Hierarchical cluster and principal component analyses of multi-scale pore structure and shale components in the Upper Triassic Chang 7 Member in the Ordos Basin of China

Abstract

An important issue concerning the sustainable production of shale oil is the characterization of pore structure at various scales, but there is an insufficient understanding of the coupled relationship between pore structure and shale components. Integrated analyses using field emission-scanning electron microscopy, mercury intrusion porosimetry, nitrogen physisorption, and small angle neutron scattering were conducted on nine shale samples from the Upper Triassic Chang 7 Member in Ordos Basin to investigate the relationship between multi-scale pore structure and shale minerals and organic matter (OM). The results show that the clays minerals (mainly illite-smectite) are usually combined with OM to form complex OM-hosted pores, and inorganic pores consist of both inter- and intra-particle pores (mostly related to clay platelet clusters).

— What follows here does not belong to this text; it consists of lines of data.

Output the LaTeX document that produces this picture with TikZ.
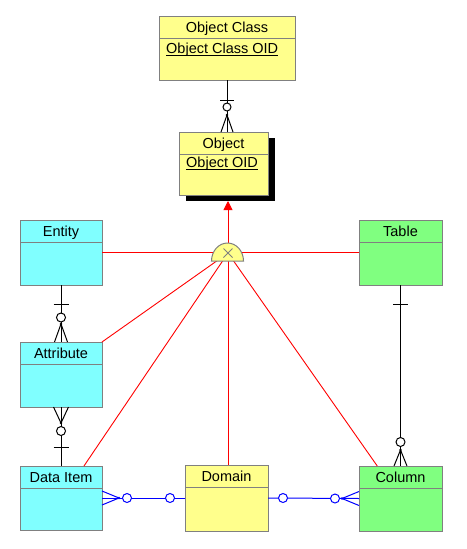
\documentclass[tikz,border=0pt]{standalone}
\usepackage{fontspec}
\setmainfont{Liberation Sans}
\usetikzlibrary{calc,arrows.meta}
\definecolor{yel}{RGB}{255,255,140}
\definecolor{cyn}{RGB}{128,255,255}
\definecolor{grn}{RGB}{128,255,128}
\definecolor{boxgray}{RGB}{128,128,128}
\tikzset{
  erbox/.style={draw=boxgray, line width=1pt, inner sep=0pt, outer sep=0pt, anchor=north west},
  conn/.style={line width=1pt, black},
  bconn/.style={line width=1pt, blue},
  redline/.style={line width=0.9pt, red},
  every node/.style={font=\fontsize{14.5}{16}\selectfont}
}
\newcommand\erent[7]{%
  \node[erbox, fill=#6, minimum width=#4, minimum height=#5] (#1) at (#2,#3) {};
  \draw[boxgray, line width=1pt] ($(#1.north west)+(0,22)$) -- ($(#1.north east)+(0,22)$);
  \node[anchor=base, inner sep=0pt] (#1T) at ($(#1.north)+(0,16.5)$) {#7};
}
\begin{document}
\begin{tikzpicture}[x=1pt,y=-1pt]
\useasboundingbox[fill=white] (0,0) rectangle (466,549);

% shadow of Object
\node[fill=black, draw=none, inner sep=0pt, outer sep=0pt, anchor=north west, minimum width=89, minimum height=63] (objshadow) at (186,138) {};

% entities
\erent{oc}{159}{16}{136}{64}{yel}{Object Class}
\erent{obj}{179}{132}{89}{63}{yel}{Object}
\erent{entity}{20}{220}{82}{65}{cyn}{Entity}
\erent{table}{359}{220}{83}{65}{grn}{Table}
\erent{attribute}{20}{342}{82}{65}{cyn}{Attribute}
\erent{dataitem}{20}{466}{82}{64}{cyn}{Data Item}
\erent{domain}{185}{465}{83}{66}{yel}{Domain}
\erent{column}{359}{466}{83}{65}{grn}{Column}

% key attributes
\node[anchor=base west, inner sep=0pt] (ocK) at ($(oc.north west)+(7,37)$) {Object Class OID};
\draw[line width=1pt] ($(ocK.base west)+(0,2)$) -- ($(ocK.base east)+(0,2)$);
\node[anchor=base west, inner sep=0pt] (objK) at ($(obj.north west)+(7,35.5)$) {Object OID};
\draw[line width=1pt] ($(objK.base west)+(0,2)$) -- ($(objK.base east)+(0,2)$);

% subtype cluster
\coordinate (sub) at (228,253);
\coordinate (subbase) at (227.5,261);
\coordinate (subtop) at (228,243);
\draw[redline] (entity.east) -- (table.west);
\draw[redline] (sub) -- (attribute.north east);
\draw[redline] (sub) -- ($(dataitem.north west)!0.78!(dataitem.north east)$);
\draw[redline] (sub) -- ($(column.north west)!0.22!(column.north east)$);
\draw[redline] (sub) -- (sub |- domain.north);
\draw[redline, -{Triangle[length=9pt,width=9pt]}] (subtop) -- (subtop |- objshadow.south);
\draw[boxgray, line width=1pt, fill=yel] ($(subbase)+(-16,0)$) arc[start angle=180, end angle=0, x radius=16pt, y radius=18pt] -- cycle;
\draw[boxgray, line width=0.8pt] ($(sub)+(-4.5,-4.5)$) -- ($(sub)+(4.5,4.5)$);
\draw[boxgray, line width=0.8pt] ($(sub)+(-4.5,4.5)$) -- ($(sub)+(4.5,-4.5)$);

% Object Class -> Object
\draw[conn] (oc.south) -- (oc.south |- obj.north);
\draw[conn] ($(oc.south)+(-7,20)$) -- ++(14,0);
\coordinate (p1) at ($(oc.south |- obj.north)+(0,-17)$);
\draw[conn] (p1) -- ++(-6,17);
\draw[conn] (p1) -- ++(6,17);
\fill (p1) circle (1.3pt);
\draw[conn, fill=white] ($(oc.south)+(0,27)$) circle (4pt);

% Entity -> Attribute
\draw[conn] (entity.south) -- (attribute.north);
\draw[conn] ($(entity.south)+(-7.5,19)$) -- ++(15,0);
\coordinate (p2) at ($(attribute.north)+(0,-18)$);
\draw[conn] (p2) -- ++(-6.5,18);
\draw[conn] (p2) -- ++(6.5,18);
\fill (p2) circle (1.3pt);
\draw[conn, fill=white] ($(entity.south)+(0,32.5)$) circle (4.5pt);

% Attribute -> Data Item
\draw[conn] (attribute.south) -- (dataitem.north);
\coordinate (p3) at ($(attribute.south)+(0,16)$);
\draw[conn] (p3) -- ++(-7.5,-16);
\draw[conn] (p3) -- ++(7.5,-16);
\fill (p3) circle (1.3pt);
\draw[conn, fill=white] ($(attribute.south)+(0,24)$) circle (4.5pt);
\draw[conn] ($(dataitem.north)+(-7.5,-19)$) -- ++(15,0);

% Table -> Column
\draw[conn] (table.south) -- (column.north);
\draw[conn] ($(table.south)+(-7.5,19)$) -- ++(15,0);
\coordinate (p4) at ($(column.north)+(0,-16)$);
\draw[conn] (p4) -- ++(-6.5,16);
\draw[conn] (p4) -- ++(6.5,16);
\fill (p4) circle (1.3pt);
\draw[conn, fill=white] ($(column.north)+(0,-24)$) circle (4.5pt);

% Data Item -> Domain
\draw[bconn] (dataitem.east) -- (domain.west);
\coordinate (p5) at ($(dataitem.east)+(17,0)$);
\draw[bconn] (p5) -- ++(-17,-7);
\draw[bconn] (p5) -- ++(-17,7);
\fill[blue] (p5) circle (1.3pt);
\draw[bconn, fill=white] ($(dataitem.east)+(25,0)$) circle (4.5pt);
\draw[bconn, fill=white] ($(domain.west)+(-15,0)$) circle (4.5pt);

% Domain -> Column
\draw[bconn] (domain.east) -- (column.west);
\draw[bconn, fill=white] ($(domain.east)+(15,0)$) circle (4.5pt);
\coordinate (p6) at ($(column.west)+(-17,0)$);
\draw[bconn] (p6) -- ++(17,-7);
\draw[bconn] (p6) -- ++(17,7);
\fill[blue] (p6) circle (1.3pt);
\draw[bconn, fill=white] ($(column.west)+(-24,0)$) circle (4.5pt);
\end{tikzpicture}
\end{document}
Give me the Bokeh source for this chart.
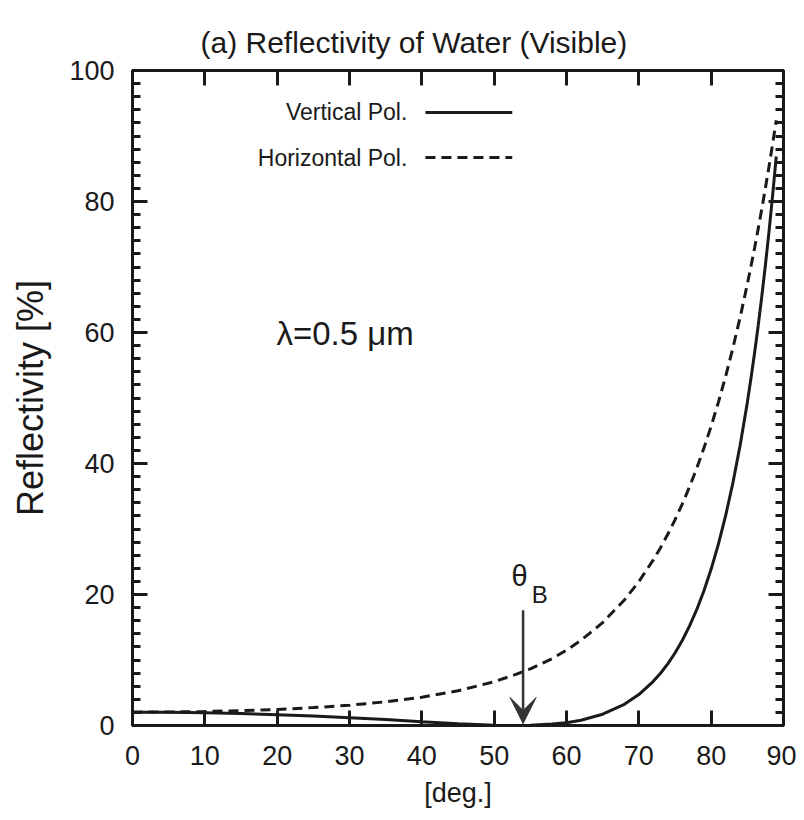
from bokeh.plotting import figure
from bokeh.models import (Range1d, LinearAxis, SingleIntervalTicker, Label, Arrow, VeeHead)
from bokeh.embed import file_html
from bokeh.resources import INLINE

# ---- data ----
angle_deg = [0, 5, 10, 15, 20, 25, 30, 35, 40, 45, 50, 53, 55, 58, 60, 62, 65, 68, 70, 72,
             73, 74, 75, 76, 77, 78, 79, 80, 81, 82, 83, 84, 85, 85.5, 86, 86.5, 87, 87.5,
             88, 88.5, 89]
vertical_pol = [2.04, 2.01, 1.94, 1.83, 1.66, 1.45, 1.19, 0.91, 0.59, 0.28, 0.05, 0.0, 0.02, 0.22,
                0.43, 0.80, 1.72, 3.24, 4.73, 6.74,
                7.98, 9.42, 11.07, 12.98, 15.17, 17.68, 20.57, 23.88, 27.68, 32.04, 37.03, 42.76,
                49.33, 52.97, 56.87, 61.04, 65.52, 70.31, 75.45, 80.96, 86.87]
horizontal_pol = [2.04, 2.06, 2.13, 2.27, 2.45, 2.73, 3.09, 3.62, 4.32, 5.30, 6.68, 7.80, 8.65, 10.2,
                  11.51, 13.0, 15.71, 19.16, 21.97, 25.28,
                  27.15, 29.19, 31.40, 33.81, 36.42, 39.26, 42.35, 45.70, 49.35, 53.31, 57.62, 62.30,
                  67.38, 70.08, 72.89, 75.82, 78.87, 82.05, 85.36, 88.80, 92.39]
brewster_angle = 54
series_labels = ["Vertical Pol.", "Horizontal Pol."]
title_text = "(a) Reflectivity of Water (Visible)"
x_label = "[deg.]"
y_label = "Reflectivity [%]"

FONT = "Liberation Sans"
INK = "#1a1a1a"

p = figure(width=796, height=812, output_backend="svg", toolbar_location=None,
           x_range=Range1d(0, 90), y_range=Range1d(0, 100),
           min_border_left=132, min_border_right=13, min_border_top=70, min_border_bottom=87,
           x_axis_label=x_label, y_axis_label=y_label, title=title_text)
p.grid.visible = False
p.background_fill_color = "white"
p.border_fill_color = "white"
p.outline_line_color = INK
p.outline_line_width = 3

p.title.text_font = FONT
p.title.text_font_size = "30px"
p.title.text_font_style = "normal"
p.title.text_color = INK
p.title.align = "left"
p.title.offset = 68
p.title.standoff = 24

xt = SingleIntervalTicker(interval=10, num_minor_ticks=0)
yt = SingleIntervalTicker(interval=20, num_minor_ticks=10)

def style(ax, labels):
    ax.axis_line_color = INK
    ax.axis_line_width = 3
    ax.major_tick_in = 15
    ax.major_tick_out = 0
    ax.minor_tick_in = 8
    ax.minor_tick_out = 0
    ax.major_tick_line_width = 3
    ax.minor_tick_line_width = 3
    ax.major_tick_line_color = INK
    ax.minor_tick_line_color = INK
    if labels:
        ax.major_label_text_font = FONT
        ax.major_label_text_font_size = "27px"
        ax.major_label_text_color = INK
        ax.axis_label_text_font = FONT
        ax.axis_label_text_font_style = "normal"
        ax.axis_label_text_color = INK
    else:
        ax.major_label_text_font_size = "0px"
        ax.major_label_text_color = None

p.xaxis.ticker = xt
p.yaxis.ticker = yt
style(p.xaxis[0], True)
style(p.yaxis[0], True)
p.xaxis.minor_tick_line_color = None
p.xaxis.major_label_standoff = 20
p.xaxis.axis_label_text_font_size = "27px"
p.xaxis.axis_label_standoff = 10
p.yaxis.major_label_standoff = 18
p.yaxis.axis_label_text_font_size = "36px"
p.yaxis.axis_label_standoff = 15

top = LinearAxis(ticker=SingleIntervalTicker(interval=10, num_minor_ticks=0))
style(top, False)
top.minor_tick_line_color = None
p.add_layout(top, "above")
right = LinearAxis(ticker=SingleIntervalTicker(interval=20, num_minor_ticks=10))
style(right, False)
p.add_layout(right, "right")

# curves
p.line(angle_deg, vertical_pol, line_color=INK, line_width=3)
p.line(angle_deg, horizontal_pol, line_color=INK, line_width=3, line_dash="10 6")

# legend (label left of sample)
p.segment(x0=[40.5], y0=[93.6], x1=[52.5], y1=[93.6], line_color=INK, line_width=3)
p.segment(x0=[40.5], y0=[86.7], x1=[52.5], y1=[86.7], line_color=INK, line_width=3, line_dash="10 6")
for txt, yy in zip(series_labels, [93.6, 86.7]):
    p.add_layout(Label(x=38.0, y=yy, text=txt, text_align="right", text_baseline="middle",
                       text_font=FONT, text_font_size="23px", text_color=INK))

# wavelength annotation
p.add_layout(Label(x=19.9, y=59.8, text="\u03bb=0.5 \u03bcm", text_align="left", text_baseline="middle",
                   text_font=FONT, text_font_size="33px", text_color=INK))

# Brewster angle arrow
p.add_layout(Arrow(end=VeeHead(size=26, fill_color="#333333", line_color="#333333"),
                   x_start=brewster_angle, y_start=17.6, x_end=brewster_angle, y_end=0.3,
                   line_color="#333333", line_width=2.5))
p.add_layout(Label(x=53.5, y=22.9, text="\u03b8", text_align="center", text_baseline="middle",
                   text_font=FONT, text_font_size="29px", text_color=INK))
p.add_layout(Label(x=56.3, y=20.0, text="B", text_align="center", text_baseline="middle",
                   text_font=FONT, text_font_size="24px", text_color=INK))

open("out.html", "w").write(file_html(p, INLINE))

Three groups of shales classified by hierarchical cluster analyses (HCA) vary widely in pore structure, with the highest pore volume and largest pore diameter observed in a decreasing order of Group (1), Group (2), and Group 3. Principal component analysis (PCA) shows that brittle minerals (mainly quartz) have preserved interP pores that contribute to the development of high pore volumes and large pore-throat diameters, and ductile clays minerals and OM tend to fill pores and reduce pore diameter and volume. The complex nature of shale porosity is influenced by multiple factors, and hence accurate and comprehensive characterization requires the use of diverse methods including both experimental and theoretical analyses. An integrated approach to elucidating the factors controlling pore structure in medium-to-low maturity shale will help with efficient shale oil production.